Iranian media that is controlled by the IRGC publicizes and praises dead brigade members. Publicly, Iran denies any involvement or association with brigade activities. After all, any brigade members killed are Afghans, not Iranians. After a decade of existence, anything Iran says about brigade activities has to be double checked for accuracy because Iran uses the brigade as a proxy force. The brigade does Iranian dirty work and the Afghan members of the brigade take the blame. This is what Iran tells the UN and foreign countries. Iran always denies any association with the brigade and its Afghan members. Hardly anyone believes this anymore and international organizations like the UN and the World Bank dismiss any efforts by Iran to shift responsibility for violence, committed on Iranian orders, to the Afghans in the brigade. Despite this deception effort, Iranian mass media covers the funeral or commemorative ceremonies held in Iran by families of deceased brigade members. Iran will do all it can to return bodies to the families of brigade members killed in action. These families live in Iran.

Iranian denials of any association with the brigade is causing problems with the Afghans serving in the brigade. These men accuse Iran of taking advantage of the brigade members and not honoring brigade sacrifices while working for Iran. For example, Iranian officials deny that any military personnel linked to Iran were among the casualties after Americans air strikes. Iran’s ambassador to the United Nations tells the U.N. Security Council that Iran has no connection to the Fatemiyoun Brigade bases attacked in Iraq and Syria. Iranian diplomats at the UN accuse the U.S. of falsely blaming Iran and deny that people killed in American airstrikes have anything to do with Iran and that only innocent civilians, rather than members of the Fatemiyoun Brigade had been killed.

The IRGC did not issue statements acknowledging the deaths of the Afghans under their command as they typically do when Iranian forces are killed, nor did any official threaten to avenge the deaths. Yet Iranian media cover the families of dead brigade men who are brought back to Iran for funerals. Iranian media publish pictures and videos of the funerals and deny to foreigners that this has anything to do with the Iranian government. This is the case even when the Fatemiyoun Brigade flag is displayed at funerals.

The Afghans living in Iran and providing the men to serve in the brigade accuse Iran of dishonoring the funerals of brigade members killed fighting for Iran. These Afghan are told privately that if they disagree with how Iran is dealing with publicity about the brigade, they can simply go back to Afghanistan. Some families have done this, but not always as a protest against Iranian mistreatment. Many Afghans are returning to Afghanistan as part of an Iranian effort to establish control over western Afghanistan areas where most of the Afghan Shia live. The Afghan government is not happy with this but since the Americans left in 2021, the new Afghan government has a lot less ability to deal with foreign intruders or local rebels.
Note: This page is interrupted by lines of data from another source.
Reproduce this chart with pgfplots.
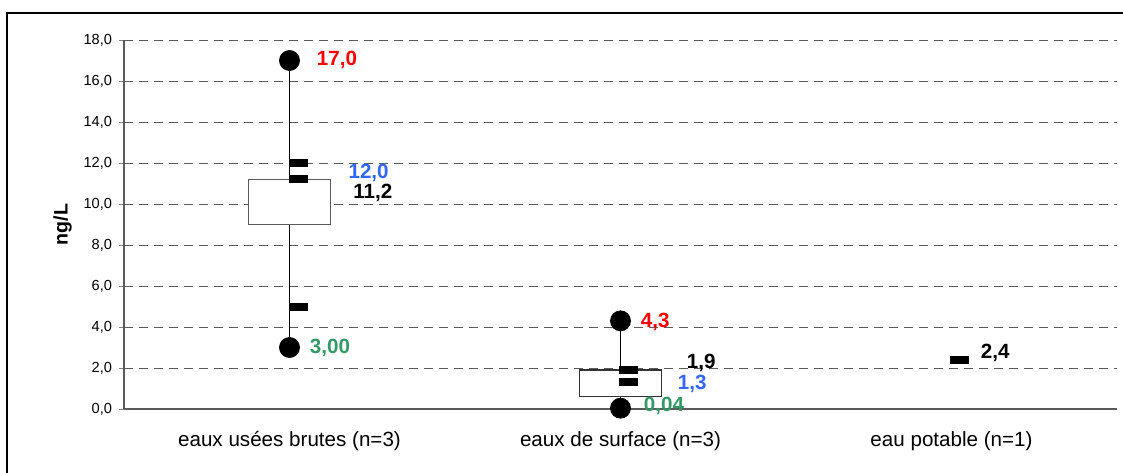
\documentclass[border=0pt]{standalone}
\usepackage{pgfplots}
\pgfplotsset{compat=1.18}
\usepackage{fontspec}
\setmainfont{Liberation Sans}
\definecolor{vred}{RGB}{255,0,0}
\definecolor{vblue}{RGB}{51,102,255}
\definecolor{vgreen}{RGB}{51,153,102}
\definecolor{axgray}{RGB}{90,90,90}
\pgfdeclareplotmark{dash}{\pgfpathrectangle{\pgfpoint{-4.6pt}{-2pt}}{\pgfpoint{9.2pt}{4pt}}\pgfusepathqfill}
\begin{document}
\begin{tikzpicture}
\useasboundingbox (0,0) rectangle (561.5pt,236pt);
\begin{axis}[
  at={(62pt,31.5pt)}, anchor=south west,
  scale only axis, width=496.5pt, height=184.5pt,
  xmin=0, xmax=3, ymin=0, ymax=18,
  axis lines=left, axis line style={-, draw=axgray, line width=0.8pt},
  xtick={0.5,1.5,2.5},
  xticklabels={eaux usées brutes (n=3), eaux de surface (n=3), eau potable (n=1)},
  x tick label style={font=\fontsize{10.3}{12}\selectfont, yshift=-5pt},
  major x tick style={draw=none},
  extra x ticks={1,2,3}, extra x tick labels={},
  extra x tick style={major tick length=3pt, tick align=outside, major tick style={draw=axgray, line width=0.8pt}},
  ytick={0,2,...,18},
  y tick label style={font=\fontsize{7.3}{8}\selectfont},
  yticklabel style={/pgf/number format/.cd, fixed, fixed zerofill, precision=1, use comma, assume math mode=true},
  tick align=outside, major tick length=2.5pt,
  ymajorgrids, grid style={dash pattern=on 4.5pt off 3pt, draw=axgray, line width=0.5pt},
  ylabel={\bfseries ng/L}, ylabel style={font=\fontsize{9.8}{11}\selectfont, yshift=-1pt},
  clip=false,
]
% whiskers
\addplot[black, line width=0.6pt] coordinates {(0.5,3.0) (0.5,17.0)};
\addplot[black, line width=0.6pt] coordinates {(1.5,0.04) (1.5,4.3)};
% boxes
\addplot[draw=axgray, fill=white, line width=0.6pt] coordinates {(0.376,9.0) (0.624,9.0) (0.624,11.2) (0.376,11.2) (0.376,9.0)};
\addplot[draw=black!80, fill=white, line width=0.6pt] coordinates {(1.376,0.6) (1.624,0.6) (1.624,1.9) (1.376,1.9) (1.376,0.6)};
% max / min
\addplot[only marks, mark=*, mark size=5pt, black] coordinates {(0.5,17.0) (0.5,3.0) (1.5,4.3) (1.5,0.04)};
% dashes
\addplot[only marks, mark=dash, black] coordinates {(0.527,12.0) (0.527,11.2) (0.527,5.0) (1.524,1.9) (1.524,1.3) (2.524,2.4)};
% value labels
\begin{scope}[font=\fontsize{10.3}{12}\selectfont\bfseries]
\node[anchor=west, text=vred, inner sep=0pt] at (axis cs:0.5816,17.05) {17,0};
\node[anchor=west, text=vblue, inner sep=0pt] at (axis cs:0.6772,11.5) {12,0};
\node[anchor=west, text=black, inner sep=0pt] at (axis cs:0.6918,10.55) {11,2};
\node[anchor=west, text=vgreen, inner sep=0pt] at (axis cs:0.5604,2.98) {3,00};
\node[anchor=west, text=vred, inner sep=0pt] at (axis cs:1.5604,4.24) {4,3};
\node[anchor=west, text=black, inner sep=0pt] at (axis cs:1.6994,2.24) {1,9};
\node[anchor=west, text=vblue, inner sep=0pt] at (axis cs:1.6722,1.22) {1,3};
\node[anchor=west, text=vgreen, inner sep=0pt] at (axis cs:1.5695,0.15) {0,04};
\node[anchor=west, text=black, inner sep=0pt] at (axis cs:2.5876,2.73) {2,4};
\end{scope}
\end{axis}
\draw[black, line width=1pt] (3.5pt,-5pt) -- (3.5pt,229.5pt) -- (570pt,229.5pt);
\end{tikzpicture}
\end{document}
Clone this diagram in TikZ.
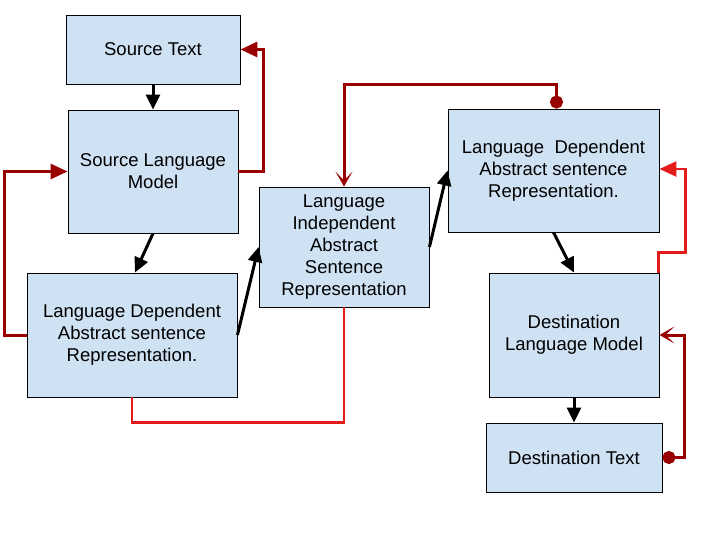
\documentclass[tikz,border=0pt]{standalone}
\usepackage{fontspec}
\setmainfont{Liberation Sans}
\usetikzlibrary{arrows.meta}
\definecolor{boxfill}{HTML}{CFE2F3}
\definecolor{darkred}{HTML}{990000}
\definecolor{brightred}{HTML}{E31B1B}
\begin{document}
\begin{tikzpicture}[x=1pt,y=-1pt,
  box/.style={draw=black,line width=0.9pt,fill=boxfill,align=center,inner sep=2pt,
    font=\fontsize{18.5}{22}\selectfont},
  blk/.style={draw=black,line width=3pt,-{Triangle[length=15pt,width=14pt]}},
  drk/.style={draw=darkred,line width=3pt},
  brt/.style={draw=brightred,line width=2.6pt},
  filltip/.style={-{Triangle[length=17pt,width=15pt]}},
  dotbarb/.style={{Circle[length=13pt]}-{Stealth[length=15pt,width=17pt,inset=9pt]}}
]
\useasboundingbox (0,0) rectangle (720,540);
\node[box,minimum width=174pt,minimum height=69pt] (st) at (153,49.5) {Source Text};
\node[box,minimum width=170pt,minimum height=123pt] (slm) at (153,171.5) {Source Language\\Model};
\node[box,minimum width=210pt,minimum height=124pt] (ldl) at (132,335) {Language Dependent\\Abstract sentence\\Representation.};
\node[box,minimum width=170pt,minimum height=120pt] (li) at (344,247) {Language\\Independent\\Abstract\\Sentence\\Representation};
\node[box,minimum width=211pt,minimum height=123pt] (ldr) at (553.5,170.5) {Language\ \ Dependent\\Abstract sentence\\Representation.};
\node[box,minimum width=170pt,minimum height=124pt] (dlm) at (574,335) {Destination\\Language Model};
\node[box,minimum width=176pt,minimum height=69pt] (dt) at (574,457.5) {Destination Text};

% black flow arrows
\draw[blk] (st.south) -- (slm.north);
\draw[blk] (slm.south) -- ([xshift=3pt]ldl.north);
\draw[blk] (ldl.east) -- (li.west);
\draw[blk] (li.east) -- (ldr.west);
\draw[blk] (ldr.south) -- (dlm.north);
\draw[blk] (dlm.south) -- (dt.north);

% feedback connectors
\draw[drk,filltip] (slm.east) -- ++(25,0) |- (st.east);
\draw[drk,filltip] (ldl.west) -- ++(-22,0) |- (slm.west);
\draw[brt] (ldl.south) -- ++(0,25) -| (li.south);
\draw[drk,dotbarb] ([xshift=3pt]ldr.north) -- ++(0,-24) -| (li.north);
\draw[brt,filltip] ([xshift=-1pt]dlm.north east) -- ++(0,-20) -- ++(27,0) |- ([yshift=1.5pt]ldr.east);
\draw[drk,dotbarb] (dt.east) -- ++(22,0) |- (dlm.east);
\end{tikzpicture}
\end{document}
Some Afghans, including members of the Quds Force, are angry at the way the Iranian government deals with deaths of brigade members. There is often no mention in the Iranian media of these deaths. Some Quds force members criticize the silence of the Quds Force officials about brigade deaths.

Most of the Afghans who fled to Iran over the years were Shia Hazaras, one of the largest ethnic minorities in Afghanistan. At home in Afghanistan, the Hazaras were among the natural allies of American forces because they shared common enemies in the Taliban and in Al Qaeda. But in the convoluted landscape of the Middle East today, they are now aligned with Iran and seeking to chase American forces out of the region.

In Syria, the Fatemiyoun Brigade often played a leading role in fighting Islamic terror groups like al Qaeda and ISLI. These Islamic radical groups initially has some success in taking control of territory in eastern Syria and western Iraq, including some major cities. The Fatemiyoun Brigade played a generally unheralded role in driving the Islamic terrorists out of these areas. Meanwhile the brigade has suffered over 10,000 casualties over the years, including 3,000 dead. Most of the casualties were suffered in Syria. In 2019 the American government declared the brigade a terrorist organization.

The Fatemiyoun Brigade forces outside of Iran often serve as stops for Iranian trucks moving weapons, including UAVs, missile components and other tech from Iran to Lebanon via Iraq and Syria to Hezbollah bases in Lebanon. American and Israeli airstrikes regularly bomb brigade bases in Syria, often killing brigade members in the process. These dead are usually described as Iranians and not Afghan members of the Fatemiyoun Brigade. Iran does not want to publicize the brigade or their role in creating and sustaining it. The Quds Forces take the lead in maintaining this deception. So far it is working, and brigade members continue to die in obscurity.